Like chocolate, we’ve also been told that a glass of red wine a day is healthy. YAY! But wait – where did that rumor come from? The Framingham Heart Study, probably the largest population-based study ever conducted on heart disease, found that alcohol consumption of up to two glasses a day actually lowered the risk of coronary heart disease. But that’s just your heart, and your total state of health is made up of much more than just your heart.

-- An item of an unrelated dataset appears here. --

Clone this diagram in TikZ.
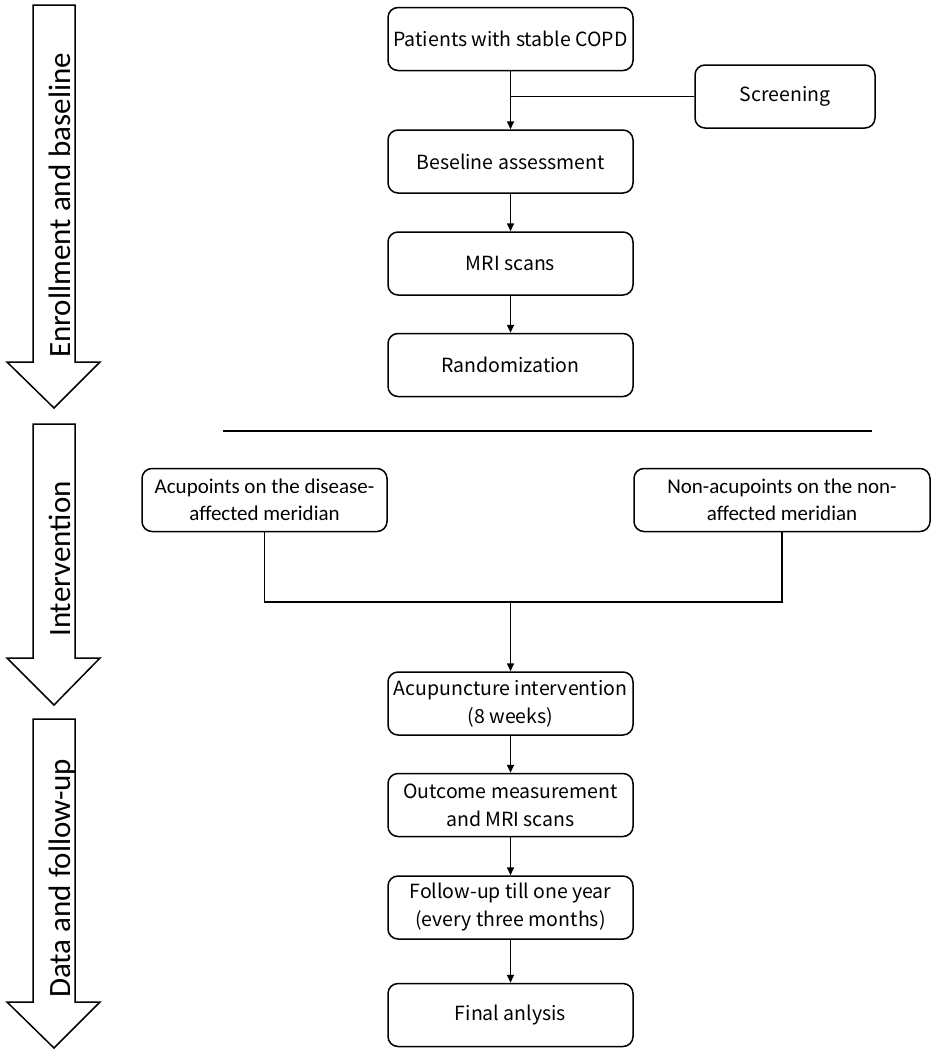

For example, while small amounts of alcohol may help decrease heart disease, it may also be killing off your liver. (This is the problem with relying on sound bites in the media for your health facts.) Indeed, that same study found that people who drank more than 2 glasses of alcohol a day increased their risk of death due to cancer and liver disease.
Red wine, specifically, is touted as being healthy in moderation because it contains resveratrol, which comes from the skin of the red grapes (thus why red, but not white, wine is recommended.) Resveratrol has a reputation for it’s anti-cancer, anti-inflammatory, blood-sugar lowering, cardiovascular and possibly lifespan effects. But what most media sound bites don’t report is that these studies were done in yeast, fruit flies, nematode worms, fish, mice and rats and they often found contradictory results; positive results with resveratrol have yet to be shown in humans. Furthermore, many scientists theorize that resveratrol may have some negative effects: It may stimulate the growth of breast cancer cells, slow the development of blood vessels, and may actually cause cancer.
What’s more, red wine only has a very small amount of resveratrol in it – about 1mg per glass. So even if it’s found that resveratrol is healthy for humans, the jump that the small amount found in a glass of red wine has notable benefits is a big jump indeed.
And wine has much more in it than just resveratrol…
Ethanol, which is the type of alcohol found in alcoholic beverages, is toxic to pretty much every organ it comes in touch with. It is the same stuff we use in solvents and fuel. In fact, Ford’s Model T ran on ethanol until 1908. Not surprisingly, it increases the risk of liver damage, certain forms of cancer, hypertension, fetal damage, malabsorption, chronic pancreatitis and nervous system damage, among other maladies. So the question is this:
If you want to increase your intake of resveratrol, why would you choose to get your resveratrol from alcohol, which is so toxic, when you could just eat some red grapes instead?
If you’re truly concerned about your health, I think it’s better to save alcohol for very special occasions. If you wouldn’t drink it when you’re pregnant or feed it to your child, why would you make it a regular part of your own diet?